Ariane Tremblay said her maple syrup business will be destroyed by the new rail bypass. (Radio-Canada)

Ariane Tremblay can't get over the shock.

After a successful first year, the Lac-Mégantic maple syrup producer and sugar-shack owner had big plans to expand her business.

She's now digesting the news that a new train track to be built to bypass Lac-Mégantic's downtown will run right through her property.

"Nearly all of my maple trees will be cut down," she said.

"Had I known, we probably would never have invested in the business."
Tremblay was among several residents of Lac-Mégantic and the neighbouring towns of Nantes and Frontenac who found out yesterday the chosen route for the new bypass will have a major impact on their homes and livelihoods.
Residents in Lac-Mégantic and neighbouring towns of Nantes and Frontenac would have preferred a route further north. (Radio-Canada)

Radio-Canada has confirmed Ottawa and the province will share the cost of the $133-million project, with the federal government footing 60 per cent of the bill.

Residents of Lac-Mégantic have been demanding a rail bypass be built to skirt the downtown since a runaway train laden with fuel barrelled into the town centre, killing 47 people after it derailed and exploded nearly five years ago.

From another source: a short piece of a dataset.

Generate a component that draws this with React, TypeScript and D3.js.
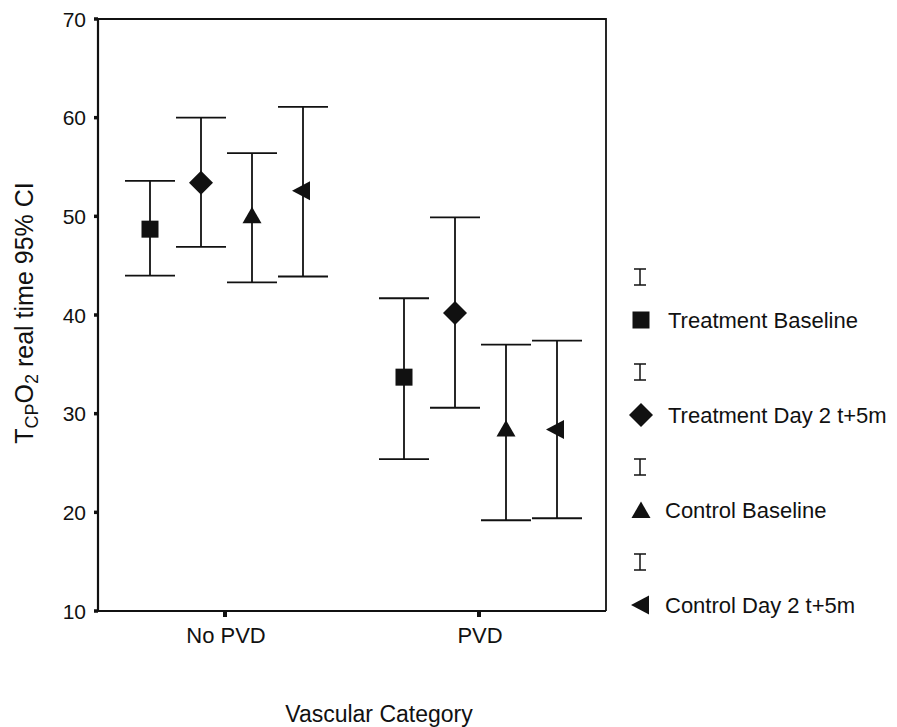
import React from "react";
import * as d3 from "d3";

const categories = ["No PVD", "PVD"];
const seriesNames = ["Treatment Baseline", "Treatment Day 2 t+5m", "Control Baseline", "Control Day 2 t+5m"];
const seriesShapes = ["square", "diamond", "triangle", "leftTriangle"];
const yTicks = [10, 20, 30, 40, 50, 60, 70];

const treatmentBaselineMean = [48.7, 33.7];
const treatmentBaselineLow = [44.0, 25.4];
const treatmentBaselineHigh = [53.6, 41.7];

const treatmentDay2Mean = [53.4, 40.2];
const treatmentDay2Low = [46.9, 30.6];
const treatmentDay2High = [60.0, 49.9];

const controlBaselineMean = [50.1, 28.5];
const controlBaselineLow = [43.3, 19.2];
const controlBaselineHigh = [56.4, 37.0];

const controlDay2Mean = [52.6, 28.4];
const controlDay2Low = [43.9, 19.4];
const controlDay2High = [61.1, 37.4];

const means = [treatmentBaselineMean, treatmentDay2Mean, controlBaselineMean, controlDay2Mean];
const lows = [treatmentBaselineLow, treatmentDay2Low, controlBaselineLow, controlDay2Low];
const highs = [treatmentBaselineHigh, treatmentDay2High, controlBaselineHigh, controlDay2High];

const FONT = "'Liberation Sans', Arial, Helvetica, sans-serif";
const INK = "#111";

function Marker({ shape, x, y }: { shape: string; x: number; y: number }) {
  if (shape === "square") {
    return <rect x={x - 8.5} y={y - 8.5} width={17} height={17} fill={INK} />;
  }
  if (shape === "diamond") {
    return <path d={`M${x},${y - 12}L${x + 12},${y}L${x},${y + 12}L${x - 12},${y}Z`} fill={INK} />;
  }
  if (shape === "triangle") {
    return <path d={`M${x},${y - 8.5}L${x + 9.5},${y + 8}L${x - 9.5},${y + 8}Z`} fill={INK} />;
  }
  return <path d={`M${x - 11},${y}L${x + 7},${y - 9.5}L${x + 7},${y + 9.5}Z`} fill={INK} />;
}

export default function App() {
  const width = 897;
  const height = 727;
  const left = 98;
  const right = 606;
  const top = 19;
  const bottom = 611;

  const x = d3.scalePoint<string>().domain(categories).range([left, right]).padding(0.5);
  const offset = d3.scaleLinear().domain([0, 3]).range([-75, 78]);
  const y = d3.scaleLinear().domain([10, 70]).range([bottom, top]);
  const capHalf = 25;

  const legendY = d3.scaleLinear().domain([0, 3]).range([277, 562]);

  return (
    <svg width={width} height={height} style={{ position: "absolute", left: 0, top: 0, background: "#fff" }} fontFamily={FONT}>
      <rect x={0} y={0} width={width} height={height} fill="#fff" />
      {/* frame */}
      <path d={`M${left},${top}H${right}V${bottom}`} fill="none" stroke={INK} strokeWidth={1.8} />
      <line x1={left} y1={top} x2={left} y2={bottom} stroke={INK} strokeWidth={2.2} />
      <line x1={left} y1={bottom} x2={right} y2={bottom} stroke={INK} strokeWidth={2.2} />

      {/* y ticks */}
      {yTicks.map((t) => (
        <g key={t}>
          <line x1={left - 4} x2={left} y1={y(t)} y2={y(t)} stroke={INK} strokeWidth={3.5} />
          <text x={86} y={y(t) + 7.5} textAnchor="end" fontSize={21} fill={INK}>
            {t}
          </text>
        </g>
      ))}

      {/* x ticks */}
      {categories.map((c) => (
        <g key={c}>
          <line x1={x(c)!} x2={x(c)!} y1={bottom} y2={bottom + 6} stroke={INK} strokeWidth={4} />
          <text x={x(c)! + 1} y={643} textAnchor="middle" fontSize={22} fill={INK}>
            {c}
          </text>
        </g>
      ))}

      {/* error bars and markers */}
      {seriesNames.map((s, si) =>
        categories.map((c, ci) => {
          const cx = x(c)! + offset(si);
          return (
            <g key={s + c}>
              <line x1={cx} x2={cx} y1={y(highs[si][ci])} y2={y(lows[si][ci])} stroke={INK} strokeWidth={1.8} />
              <line x1={cx - capHalf} x2={cx + capHalf} y1={y(highs[si][ci])} y2={y(highs[si][ci])} stroke={INK} strokeWidth={1.8} />
              <line x1={cx - capHalf} x2={cx + capHalf} y1={y(lows[si][ci])} y2={y(lows[si][ci])} stroke={INK} strokeWidth={1.8} />
              <Marker shape={seriesShapes[si]} x={cx} y={y(means[si][ci])} />
            </g>
          );
        })
      )}

      {/* legend */}
      {seriesNames.map((s, si) => {
        const iy = legendY(si);
        const my = iy + 43;
        const lx = 640;
        return (
          <g key={s}>
            <line x1={lx} x2={lx} y1={iy - 8} y2={iy + 8} stroke={INK} strokeWidth={1.5} />
            <line x1={lx - 6} x2={lx + 6} y1={iy - 8} y2={iy - 8} stroke={INK} strokeWidth={1.5} />
            <line x1={lx - 6} x2={lx + 6} y1={iy + 8} y2={iy + 8} stroke={INK} strokeWidth={1.5} />
            <Marker shape={seriesShapes[si]} x={si === 3 ? lx + 2 : lx + 1} y={my} />
            <text x={si < 2 ? 668 : 665} y={my + 7.5} fontSize={22} fill={INK}>
              {s}
            </text>
          </g>
        );
      })}

      {/* axis titles */}
      <text x={379} y={722} textAnchor="middle" fontSize={23} fill={INK}>
        Vascular Category
      </text>
      <text transform="translate(33,313) rotate(-90)" textAnchor="middle" fontSize={25} fill={INK}>
        <tspan>T</tspan>
        <tspan fontSize={18} dy={5}>CP</tspan>
        <tspan dy={-5}>O</tspan>
        <tspan fontSize={18} dy={5}>2</tspan>
        <tspan dy={-5}> real time 95% CI</tspan>
      </text>
    </svg>
  );
}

Last year, the BAPE, Quebec's environmental review board, held public consultations in the community to evaluate three proposed routes for the new track.

Neighbouring towns outraged

The third of those options, approved by the review board and supported by elected officials in Lac-Mégantic, will go ahead — much to the dismay of officials and residents of the two neighbouring towns.

Josée Morin couldn't mask her anger Monday.

She said she found out after reading the morning newspaper she will be expropriated from her property which straddles the municipality of Nantes and Lac-Mégantic.

"Lac-Mégantic is just going off and doing its own thing again,"  she said.

"It's not very respectful."

The mayor of Frontenac, Gaby Gendron, said he's always been against any route which would cut any of his constituents' properties in two.

And Nantes Mayor Jacques Breton said the new bypass will encroach on the entire town.

"We're losing a lot. The expansion of the municipality will be affected," he said.

Both mayors said they're also angry they weren't consulted or told about the decision for the new route before now.

"I found out [Monday] morning the announcement would be made Friday," he said.

"That doesn't leave much time to inform and meet with residents who may have questions or concerns."

Lac-Mégantic satisfied

A coalition of concerned citizens in Lac-Mégantic said the rail bypass is good news, though it would have preferred a route further to the north, which coalition members guessed would have fewer negative impacts on residents.
Lac-Mégantic mayor Julie Morin said the rail bypass is good news for the town. (Radio-Canada)

But the town's mayor, Julie Morin, is taking the announcement as a victory.

"Lac-Mégantic has been waiting a long time for this. We need to get our community, our downtown and the health of our residents back," she said.

Morin said there would have been negative impacts for some residents regardless of the route chosen.

"This is very good news, and we have to recognize that," she said.  

Construction of the 11-kilometre bypass is slated to begin in 2019 and is expected to take two years to complete.

Prime Minister Justin Trudeau and Quebec Premier Philippe Couillard are to be in Lac-Mégantic Friday to make the official announcement.